1.1 DOIシステムの歴史と目的
DOI®(Digital Object Identifier:デジタルオブジェクト識別子)システムは、出版業界の3つの事業者団体(国際出版連合 International Publishers Association、国際科学技術医学出版者協会 International Association of Scientific, Technical and Medical Publishers、米国出版者協会 Association of American Publishers)の共同作業から始まりました。活字から始まった出版がデジタルコンバージェンスとマルチメディア利用に向かう動向を踏まえ、デジタルネットワーク上でコンテンツの識別を管理する汎用性のある枠組み(フレームワーク)として構想されました。システムは1997年のフランクフルト・ブックフェアで発表され、同年には、DOIシステムを開発、管理するDOI財団が設立されました。

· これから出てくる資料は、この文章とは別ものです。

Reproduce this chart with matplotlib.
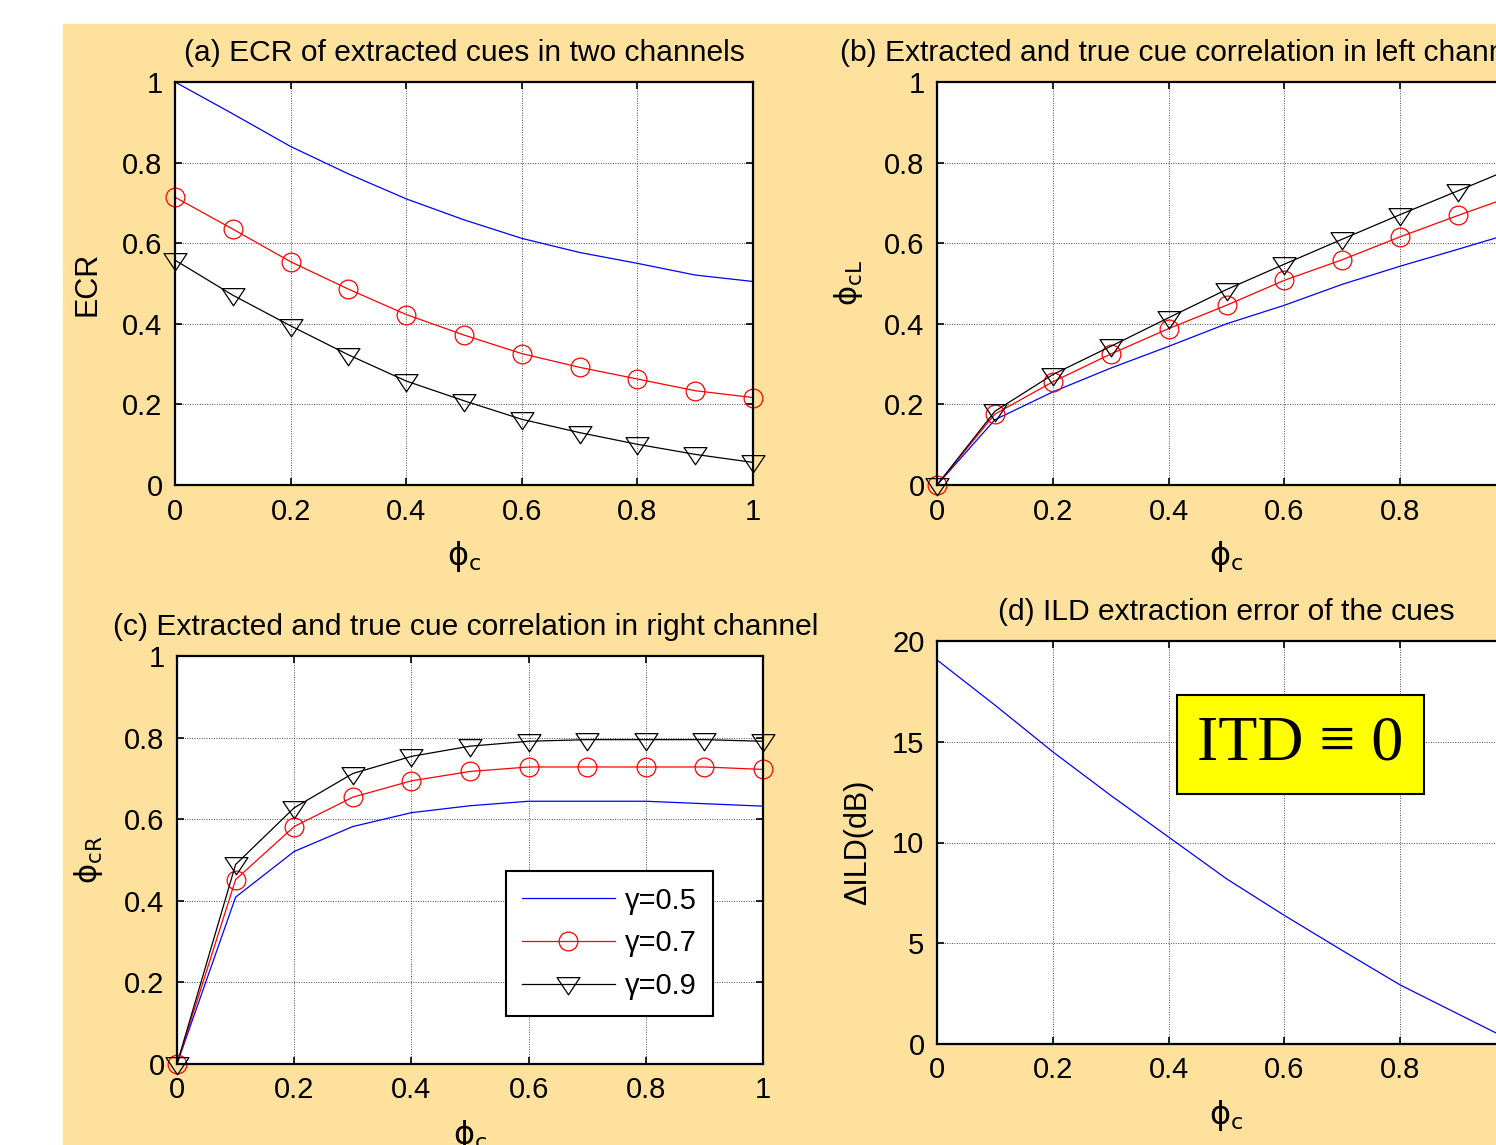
import matplotlib
matplotlib.use('Agg')
import matplotlib.pyplot as plt
from matplotlib.patches import Rectangle
from matplotlib.ticker import FormatStrFormatter
from matplotlib.path import Path

plt.rcParams['font.family'] = ['Liberation Sans', 'DejaVu Sans']
plt.rcParams['mathtext.fontset'] = 'dejavusans'

# data
phi_c = [0.0, 0.1, 0.2, 0.3, 0.4, 0.5, 0.6, 0.7, 0.8, 0.9, 1.0]
gammas = ['γ=0.5', 'γ=0.7', 'γ=0.9']

ecr_g05 = [1.000, 0.921, 0.840, 0.772, 0.710, 0.658, 0.612, 0.577, 0.550, 0.521, 0.505]
ecr_g07 = [0.714, 0.635, 0.554, 0.486, 0.423, 0.372, 0.326, 0.292, 0.263, 0.234, 0.217]
ecr_g09 = [0.558, 0.471, 0.395, 0.323, 0.258, 0.209, 0.163, 0.130, 0.101, 0.076, 0.056]

cl_g05 = [0.0, 0.162, 0.231, 0.290, 0.344, 0.400, 0.446, 0.498, 0.543, 0.585, 0.628]
cl_g07 = [0.0, 0.176, 0.256, 0.325, 0.388, 0.446, 0.508, 0.559, 0.616, 0.669, 0.720]
cl_g09 = [0.0, 0.183, 0.274, 0.344, 0.415, 0.485, 0.548, 0.610, 0.671, 0.730, 0.790]

cr_g05 = [0.0, 0.409, 0.521, 0.582, 0.616, 0.633, 0.644, 0.644, 0.644, 0.638, 0.632]
cr_g07 = [0.0, 0.452, 0.582, 0.654, 0.694, 0.717, 0.728, 0.728, 0.728, 0.728, 0.722]
cr_g09 = [0.0, 0.489, 0.628, 0.712, 0.754, 0.779, 0.791, 0.795, 0.795, 0.795, 0.791]

dild = [19.06, 16.82, 14.50, 12.34, 10.27, 8.20, 6.38, 4.64, 2.93, 1.49, 0.05]

bg = '#FEE19D'
tri = Path([(-1, 0.6), (1, 0.6), (0, -0.9), (-1, 0.6)],
           [Path.MOVETO, Path.LINETO, Path.LINETO, Path.CLOSEPOLY])

fig = plt.figure(figsize=(14.96, 11.45), dpi=100, facecolor='white')
fig.patches.append(Rectangle((63 / 1496, 0), 1, (1145 - 24) / 1145,
                             transform=fig.transFigure, color=bg, zorder=-10))


def style_axes(ax, ylim, yticks, title, xlabel, ylabel, title_x=None):
    ax.set_xlim(0, 1)
    ax.set_ylim(*ylim)
    ax.set_xticks([0, 0.2, 0.4, 0.6, 0.8, 1])
    ax.set_yticks(yticks)
    ax.xaxis.set_major_formatter(FormatStrFormatter('%g'))
    ax.yaxis.set_major_formatter(FormatStrFormatter('%g'))
    ax.tick_params(direction='in', length=5, width=1.2, top=True, right=True,
                   labelsize=21, pad=9)
    ax.grid(True, color='0.3', linestyle=(0, (1, 1.5)), linewidth=0.7)
    for s in ax.spines.values():
        s.set_linewidth(1.6)
    if title_x is None:
        ax.set_title(title, fontsize=21.6, pad=15)
    else:
        ax.set_title(title, fontsize=21.6, pad=15, loc='left', x=title_x)
    ax.set_xlabel(xlabel, fontsize=23, labelpad=10)
    ax.set_ylabel(ylabel, fontsize=22, labelpad=14)
    ax.set_facecolor('white')


def three_lines(ax, y5, y7, y9):
    ax.plot(phi_c, y5, color='#0000FF', lw=0.9, clip_on=False, label=gammas[0])
    ax.plot(phi_c, y7, color='#FF0000', lw=0.9, marker='o', ms=13.5, mfc='none',
            mew=0.9, clip_on=False, label=gammas[1])
    ax.plot(phi_c, y9, color='black', lw=0.9, marker=tri, ms=16.5, mfc='none',
            mew=0.9, clip_on=False, label=gammas[2])


phi_lab = r'$\mathrm{\phi}_{\mathrm{c}}$'

ax_a = fig.add_axes([175 / 1496, 1 - 485 / 1145, 578 / 1496, 403 / 1145])
three_lines(ax_a, ecr_g05, ecr_g07, ecr_g09)
style_axes(ax_a, (0, 1), [0, 0.2, 0.4, 0.6, 0.8, 1],
           '(a) ECR of extracted cues in two channels', phi_lab, 'ECR')

ax_b = fig.add_axes([937 / 1496, 1 - 485 / 1145, 579 / 1496, 403 / 1145])
three_lines(ax_b, cl_g05, cl_g07, cl_g09)
style_axes(ax_b, (0, 1), [0, 0.2, 0.4, 0.6, 0.8, 1],
           '(b) Extracted and true cue correlation in left channel', phi_lab,
           r'$\mathrm{\phi}_{\mathrm{cL}}$', title_x=-0.168)

ax_c = fig.add_axes([177 / 1496, 1 - 1064 / 1145, 586 / 1496, 408 / 1145])
three_lines(ax_c, cr_g05, cr_g07, cr_g09)
style_axes(ax_c, (0, 1), [0, 0.2, 0.4, 0.6, 0.8, 1],
           '(c) Extracted and true cue correlation in right channel', phi_lab,
           r'$\mathrm{\phi}_{\mathrm{cR}}$', title_x=-0.11)
leg = ax_c.legend(loc='lower left', bbox_to_anchor=(0.561, 0.118), fontsize=21,
                  fancybox=False, framealpha=1, edgecolor='black',
                  handlelength=3.2, handletextpad=0.35, borderpad=0.55,
                  labelspacing=0.5, borderaxespad=0)
leg.get_frame().set_linewidth(1.5)

ax_d = fig.add_axes([937 / 1496, 1 - 1044 / 1145, 579 / 1496, 403 / 1145])
ax_d.plot(phi_c, dild, color='#0000FF', lw=0.9)
style_axes(ax_d, (0, 20), [0, 5, 10, 15, 20],
           '(d) ILD extraction error of the cues', phi_lab, 'ΔILD(dB)')
ax_d.text(0.628, 14.85, 'ITD ≡ 0', family='Liberation Serif', fontsize=46,
          ha='center', va='center',
          bbox=dict(boxstyle='square,pad=0.32', facecolor='#FFFF00',
                    edgecolor='black', linewidth=1.5))

fig.savefig('out.png', dpi=100, facecolor=fig.get_facecolor())
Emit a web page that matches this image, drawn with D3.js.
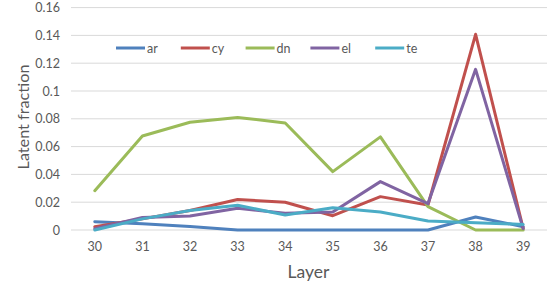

DOI財団は当初よりCorporation for National Research Initiatives(CNRI)と技術提携し、DOIシステムのデジタルネットワークコンポーネントとして、CNRIが開発したHandle®システム を使用してきました。CNRIは現在もDOI技術サポートサービスプロバイダーとしてDOI財団の技術パートナーです。
DOI財団は1998年からINDECSプロジェクト(1998年~2000年)と密接に協力し、そこから数々の取り組みが継続しています。INDECSフレームワークはDOIのデータモデルの基礎となっています。
DOIシステムは、組織がユーザーやユーザーのコミュニティにサービスを提供するためのアプリケーションの構築を可能にする技術的・社会的基盤を提供します。例えば、DOIシステムは様々な業界の内部プロセスや、企業の枠や国境を越えた出版・報道、およびセマンティックウェブアプリケーションの分野で使用されています。
DOIシステムが広く実装されるようになってきたため、DOI財団はISO規格として提案するよう要請を受けました。ISO 26324は2012年に発行され、2022年に更新されました。ISO規格はDOIの構文と運用を規定する一方で、実装に関しては規格の登録管理機関であるDOI財団に委ねられています。
なお、DOI構文は元々、米国情報標準化機構(ANSI/NISO)の規格であるANSI/NISO Z39.84-2010で2000年に初版が発行され、2017年に廃止されました。